Over the millenniums, learning formats have evolved, changing the process by which people develop skills. Hundreds of years ago, skills were almost exclusively developed through apprenticeship, which involved one-on-one mentoring, on-the-job training, and a deliberate work schedule.
In the late 1800s, the industrial revolution catalyzed the emergence of the public school system. Once again, education hinged on mentorship and structure – this time in a group setting led by a teacher. In synchronous learning environments, learners digest the same information at the same time via an instructor with specialized knowledge, training, and experience.
Synchronous learning formats can be expensive to build and maintain and slow to adapt to change, making accessibility, affordability, and relevancy a particularly difficult balancing act. Additionally, they depend heavily on having an exceptional instructor and offer very little personalization for learners. All students consume the same content at the same pace, which can result in equity issues.

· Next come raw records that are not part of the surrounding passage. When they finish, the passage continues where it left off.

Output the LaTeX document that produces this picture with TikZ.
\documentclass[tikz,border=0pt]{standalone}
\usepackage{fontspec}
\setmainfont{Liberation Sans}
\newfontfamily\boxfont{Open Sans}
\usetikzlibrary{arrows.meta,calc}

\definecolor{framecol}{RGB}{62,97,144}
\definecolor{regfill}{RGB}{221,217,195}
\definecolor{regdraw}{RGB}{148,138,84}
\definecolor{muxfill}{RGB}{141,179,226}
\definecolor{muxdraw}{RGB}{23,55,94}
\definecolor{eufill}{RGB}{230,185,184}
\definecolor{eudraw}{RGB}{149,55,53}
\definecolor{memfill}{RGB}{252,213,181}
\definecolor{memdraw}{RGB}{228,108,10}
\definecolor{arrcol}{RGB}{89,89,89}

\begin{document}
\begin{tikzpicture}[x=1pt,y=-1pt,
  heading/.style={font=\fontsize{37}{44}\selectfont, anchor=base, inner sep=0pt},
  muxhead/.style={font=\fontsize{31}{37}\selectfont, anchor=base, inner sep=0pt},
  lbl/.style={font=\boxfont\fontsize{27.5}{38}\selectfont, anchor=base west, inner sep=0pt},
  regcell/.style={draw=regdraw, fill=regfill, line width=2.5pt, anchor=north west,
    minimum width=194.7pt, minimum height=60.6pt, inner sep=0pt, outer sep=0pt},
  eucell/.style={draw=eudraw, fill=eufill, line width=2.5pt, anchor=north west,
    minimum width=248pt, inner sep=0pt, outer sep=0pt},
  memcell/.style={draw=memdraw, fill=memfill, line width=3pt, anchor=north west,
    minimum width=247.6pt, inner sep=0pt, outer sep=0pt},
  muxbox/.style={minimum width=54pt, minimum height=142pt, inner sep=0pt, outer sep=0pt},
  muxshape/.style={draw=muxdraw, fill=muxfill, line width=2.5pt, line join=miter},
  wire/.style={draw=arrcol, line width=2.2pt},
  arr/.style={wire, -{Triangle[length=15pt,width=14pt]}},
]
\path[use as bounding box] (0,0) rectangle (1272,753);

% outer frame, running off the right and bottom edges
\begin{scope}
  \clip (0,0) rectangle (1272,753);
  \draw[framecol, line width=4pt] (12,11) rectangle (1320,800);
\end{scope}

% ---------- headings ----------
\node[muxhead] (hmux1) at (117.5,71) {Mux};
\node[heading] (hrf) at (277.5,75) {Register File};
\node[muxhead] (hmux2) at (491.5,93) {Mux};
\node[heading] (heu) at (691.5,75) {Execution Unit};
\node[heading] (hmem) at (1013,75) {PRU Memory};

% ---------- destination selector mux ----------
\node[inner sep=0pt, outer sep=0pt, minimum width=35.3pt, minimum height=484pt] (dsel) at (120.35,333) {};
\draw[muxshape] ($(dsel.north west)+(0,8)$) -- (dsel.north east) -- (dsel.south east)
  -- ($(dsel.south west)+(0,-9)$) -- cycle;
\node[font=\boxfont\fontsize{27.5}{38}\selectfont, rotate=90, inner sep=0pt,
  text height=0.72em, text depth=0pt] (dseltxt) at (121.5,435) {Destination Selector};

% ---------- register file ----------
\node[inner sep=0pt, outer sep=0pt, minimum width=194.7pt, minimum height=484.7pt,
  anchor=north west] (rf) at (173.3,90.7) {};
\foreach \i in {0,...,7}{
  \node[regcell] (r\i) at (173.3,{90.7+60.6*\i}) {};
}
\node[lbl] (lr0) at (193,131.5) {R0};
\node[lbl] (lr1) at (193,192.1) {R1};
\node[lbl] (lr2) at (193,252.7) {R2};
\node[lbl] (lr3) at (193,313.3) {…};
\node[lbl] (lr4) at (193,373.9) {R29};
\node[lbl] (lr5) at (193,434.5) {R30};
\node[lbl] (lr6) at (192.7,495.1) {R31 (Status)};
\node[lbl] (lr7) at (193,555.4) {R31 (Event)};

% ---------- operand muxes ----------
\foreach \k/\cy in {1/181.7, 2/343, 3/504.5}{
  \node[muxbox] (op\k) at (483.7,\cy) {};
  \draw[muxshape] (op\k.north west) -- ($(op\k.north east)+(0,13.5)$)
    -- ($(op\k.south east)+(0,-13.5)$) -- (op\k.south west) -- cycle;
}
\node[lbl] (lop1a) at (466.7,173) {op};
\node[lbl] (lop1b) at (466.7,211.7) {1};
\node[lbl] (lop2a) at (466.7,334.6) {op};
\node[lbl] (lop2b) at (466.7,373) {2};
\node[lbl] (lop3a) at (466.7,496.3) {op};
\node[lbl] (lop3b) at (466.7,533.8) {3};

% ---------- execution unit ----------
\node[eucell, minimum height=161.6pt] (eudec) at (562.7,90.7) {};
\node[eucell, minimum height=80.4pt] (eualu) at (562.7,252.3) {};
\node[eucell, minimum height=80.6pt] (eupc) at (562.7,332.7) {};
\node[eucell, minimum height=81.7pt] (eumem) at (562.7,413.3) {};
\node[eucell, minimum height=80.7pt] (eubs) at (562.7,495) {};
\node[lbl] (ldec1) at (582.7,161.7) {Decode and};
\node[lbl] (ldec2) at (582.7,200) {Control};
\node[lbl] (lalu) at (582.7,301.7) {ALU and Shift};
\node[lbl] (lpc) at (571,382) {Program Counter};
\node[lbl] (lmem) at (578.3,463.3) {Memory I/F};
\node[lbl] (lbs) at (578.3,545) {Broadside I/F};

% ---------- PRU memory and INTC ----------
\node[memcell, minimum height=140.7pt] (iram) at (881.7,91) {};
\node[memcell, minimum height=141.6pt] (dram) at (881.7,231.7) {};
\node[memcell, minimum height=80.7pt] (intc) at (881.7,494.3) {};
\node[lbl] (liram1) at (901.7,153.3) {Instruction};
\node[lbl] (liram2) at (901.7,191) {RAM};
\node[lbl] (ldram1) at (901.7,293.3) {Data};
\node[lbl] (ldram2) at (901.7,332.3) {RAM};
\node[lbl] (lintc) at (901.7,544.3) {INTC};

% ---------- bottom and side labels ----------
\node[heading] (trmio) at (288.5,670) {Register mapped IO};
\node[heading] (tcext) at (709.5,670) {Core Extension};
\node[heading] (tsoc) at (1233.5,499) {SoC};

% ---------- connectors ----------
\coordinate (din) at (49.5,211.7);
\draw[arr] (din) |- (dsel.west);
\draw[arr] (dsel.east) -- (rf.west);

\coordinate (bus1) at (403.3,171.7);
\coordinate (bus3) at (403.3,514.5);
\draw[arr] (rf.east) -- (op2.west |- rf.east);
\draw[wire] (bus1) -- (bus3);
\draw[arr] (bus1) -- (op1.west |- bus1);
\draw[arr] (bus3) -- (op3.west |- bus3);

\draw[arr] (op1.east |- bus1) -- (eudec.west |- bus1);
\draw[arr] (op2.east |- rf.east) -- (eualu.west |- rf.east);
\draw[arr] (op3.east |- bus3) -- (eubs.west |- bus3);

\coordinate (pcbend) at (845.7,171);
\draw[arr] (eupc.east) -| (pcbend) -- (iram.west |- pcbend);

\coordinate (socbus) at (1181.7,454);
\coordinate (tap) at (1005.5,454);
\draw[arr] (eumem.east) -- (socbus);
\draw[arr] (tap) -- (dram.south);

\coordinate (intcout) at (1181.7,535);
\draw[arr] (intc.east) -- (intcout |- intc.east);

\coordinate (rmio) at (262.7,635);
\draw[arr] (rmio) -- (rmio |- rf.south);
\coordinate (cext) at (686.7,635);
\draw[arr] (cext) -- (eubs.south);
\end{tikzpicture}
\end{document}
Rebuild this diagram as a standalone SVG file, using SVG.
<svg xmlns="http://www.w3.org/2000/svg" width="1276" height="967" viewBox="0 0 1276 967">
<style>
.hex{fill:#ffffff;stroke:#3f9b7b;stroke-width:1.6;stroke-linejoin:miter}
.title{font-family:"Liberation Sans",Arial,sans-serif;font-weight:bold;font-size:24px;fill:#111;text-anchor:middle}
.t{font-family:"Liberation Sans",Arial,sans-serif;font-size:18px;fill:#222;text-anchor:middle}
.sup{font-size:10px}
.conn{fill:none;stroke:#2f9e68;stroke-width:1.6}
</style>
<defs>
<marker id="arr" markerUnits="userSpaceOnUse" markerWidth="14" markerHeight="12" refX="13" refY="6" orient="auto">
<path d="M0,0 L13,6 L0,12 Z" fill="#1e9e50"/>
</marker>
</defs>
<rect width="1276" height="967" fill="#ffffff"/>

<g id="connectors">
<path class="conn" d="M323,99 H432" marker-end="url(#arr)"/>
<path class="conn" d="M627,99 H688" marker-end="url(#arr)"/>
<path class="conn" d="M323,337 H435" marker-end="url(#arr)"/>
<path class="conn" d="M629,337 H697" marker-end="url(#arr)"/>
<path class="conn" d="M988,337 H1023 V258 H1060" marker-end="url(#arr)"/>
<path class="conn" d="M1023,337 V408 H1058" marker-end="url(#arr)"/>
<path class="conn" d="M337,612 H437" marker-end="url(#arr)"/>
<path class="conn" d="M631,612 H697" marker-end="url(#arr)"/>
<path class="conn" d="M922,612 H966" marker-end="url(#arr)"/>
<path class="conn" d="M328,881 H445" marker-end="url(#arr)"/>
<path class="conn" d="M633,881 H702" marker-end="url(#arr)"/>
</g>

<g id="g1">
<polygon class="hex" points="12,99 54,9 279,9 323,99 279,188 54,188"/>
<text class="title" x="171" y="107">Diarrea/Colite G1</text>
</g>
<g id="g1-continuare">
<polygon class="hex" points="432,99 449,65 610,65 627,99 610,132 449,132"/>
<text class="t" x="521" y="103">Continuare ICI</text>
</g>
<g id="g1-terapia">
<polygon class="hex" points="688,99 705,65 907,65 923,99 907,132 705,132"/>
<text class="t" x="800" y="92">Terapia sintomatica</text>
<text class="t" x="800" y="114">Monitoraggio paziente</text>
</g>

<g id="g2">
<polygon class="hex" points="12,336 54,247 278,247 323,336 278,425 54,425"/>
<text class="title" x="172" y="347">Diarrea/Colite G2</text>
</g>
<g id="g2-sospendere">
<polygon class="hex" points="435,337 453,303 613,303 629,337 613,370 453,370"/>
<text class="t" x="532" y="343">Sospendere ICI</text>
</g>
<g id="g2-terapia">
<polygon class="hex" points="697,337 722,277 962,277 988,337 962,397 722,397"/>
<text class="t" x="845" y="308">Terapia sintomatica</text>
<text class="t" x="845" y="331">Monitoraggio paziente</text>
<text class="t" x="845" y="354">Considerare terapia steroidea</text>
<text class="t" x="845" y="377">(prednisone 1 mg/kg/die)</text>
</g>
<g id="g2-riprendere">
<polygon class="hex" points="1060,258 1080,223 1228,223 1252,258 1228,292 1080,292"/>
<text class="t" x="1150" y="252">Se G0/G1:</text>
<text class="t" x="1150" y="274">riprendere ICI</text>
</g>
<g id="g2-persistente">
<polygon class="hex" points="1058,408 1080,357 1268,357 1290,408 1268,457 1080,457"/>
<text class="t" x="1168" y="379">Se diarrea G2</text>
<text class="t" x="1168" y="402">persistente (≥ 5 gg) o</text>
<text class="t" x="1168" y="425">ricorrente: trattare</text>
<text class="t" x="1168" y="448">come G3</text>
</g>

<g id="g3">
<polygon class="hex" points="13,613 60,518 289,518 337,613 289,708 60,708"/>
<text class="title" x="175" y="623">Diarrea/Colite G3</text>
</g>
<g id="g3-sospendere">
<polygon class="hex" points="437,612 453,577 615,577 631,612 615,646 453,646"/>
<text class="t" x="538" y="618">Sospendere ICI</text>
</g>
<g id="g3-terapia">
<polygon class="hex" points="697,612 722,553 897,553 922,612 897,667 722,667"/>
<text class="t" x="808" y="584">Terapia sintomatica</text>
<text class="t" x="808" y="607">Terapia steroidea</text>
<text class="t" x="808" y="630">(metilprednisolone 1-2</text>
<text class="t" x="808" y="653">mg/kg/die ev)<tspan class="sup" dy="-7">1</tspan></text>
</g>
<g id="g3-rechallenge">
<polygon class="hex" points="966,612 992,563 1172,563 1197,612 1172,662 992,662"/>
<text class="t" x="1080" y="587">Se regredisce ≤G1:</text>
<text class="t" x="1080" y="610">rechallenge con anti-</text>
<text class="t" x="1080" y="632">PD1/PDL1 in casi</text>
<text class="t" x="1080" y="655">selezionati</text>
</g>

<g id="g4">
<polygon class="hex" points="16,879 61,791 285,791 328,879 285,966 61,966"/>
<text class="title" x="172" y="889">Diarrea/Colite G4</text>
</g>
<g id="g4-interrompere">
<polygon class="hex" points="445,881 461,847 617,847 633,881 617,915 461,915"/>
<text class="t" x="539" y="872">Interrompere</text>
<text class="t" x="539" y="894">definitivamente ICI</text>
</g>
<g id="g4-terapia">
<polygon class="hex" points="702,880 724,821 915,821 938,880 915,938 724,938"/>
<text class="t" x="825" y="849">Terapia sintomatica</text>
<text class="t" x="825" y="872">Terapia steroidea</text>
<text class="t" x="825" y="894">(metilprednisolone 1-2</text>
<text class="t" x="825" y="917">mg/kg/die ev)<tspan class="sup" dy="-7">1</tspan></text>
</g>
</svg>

In the early 2000s, e-learning attempted to make education more accessible and affordable by eliminating live instruction and hosting coursework online. Instead of a classroom setting, participants follow “learning pathways” independently at their own pace (asynchronously) across a patchwork of online content.
Asynchronous learning formats tend to favor self-motivated, self-sufficient learners over those who need extra support – once again creating accessibility and equity issues. Many individuals do not perform well in independent learning environments without accountability controls, mentorship, or guidance. To counteract the lack of peer/mentor interaction, programs offer a plethora of content and resources (usually publicly authored) – often without enough context. Learners spend a lot of time sitting and watching rather than doing and collaborating, which leads to lower levels of engagement and comprehension.
Blended learning platforms attempt to fix the shortfalls of async learning by bringing instruction and peer interaction back into the learning experience. This format introduces more guidance and group activities while preserving a degree of individualized pacing, resulting in higher cognitive engagement, accountability, and completion rates.
Blended programs represent the best of both learning formats, but the format alone is not enough to ensure outcomes. Organizations need to fortify programs with engaging, relevant content, quality mentorship, and collaborative learning environments. When done properly, completion rates are significantly higher. However, blended learning programs require more buy-in, ownership, and participation from enterprise leaders.
Tactical vs. Transformative Change
As depicted above, learning and development leaders have a spectrum of delivery options when structuring a training program. Which is best for your organization depends on the type of change your organization hopes to achieve – tactical or transformative.
With tactical change, training aims to expand an existing foundation of skills or bridge a few specific skill gaps. Typically, tactical change is not viewed as “urgent”, allowing participants to complete training on their own timeline.
With transformative change, the goal of training is to develop entirely new capabilities with little or no prior foundation. Typically, transformative change is needed more urgently, requiring that participants adhere to a schedule to ensure timely progress.
As needs move from tactical toward transformative change, self-paced learning becomes less effective, and more structure and guidance are required for learner success.
These are the larger questions we help enterprise partners ask and answer before building internal upskilling/reskilling programs for employees. By defining your training objectives early on, we ensure that your investment in technical education yields high-value results.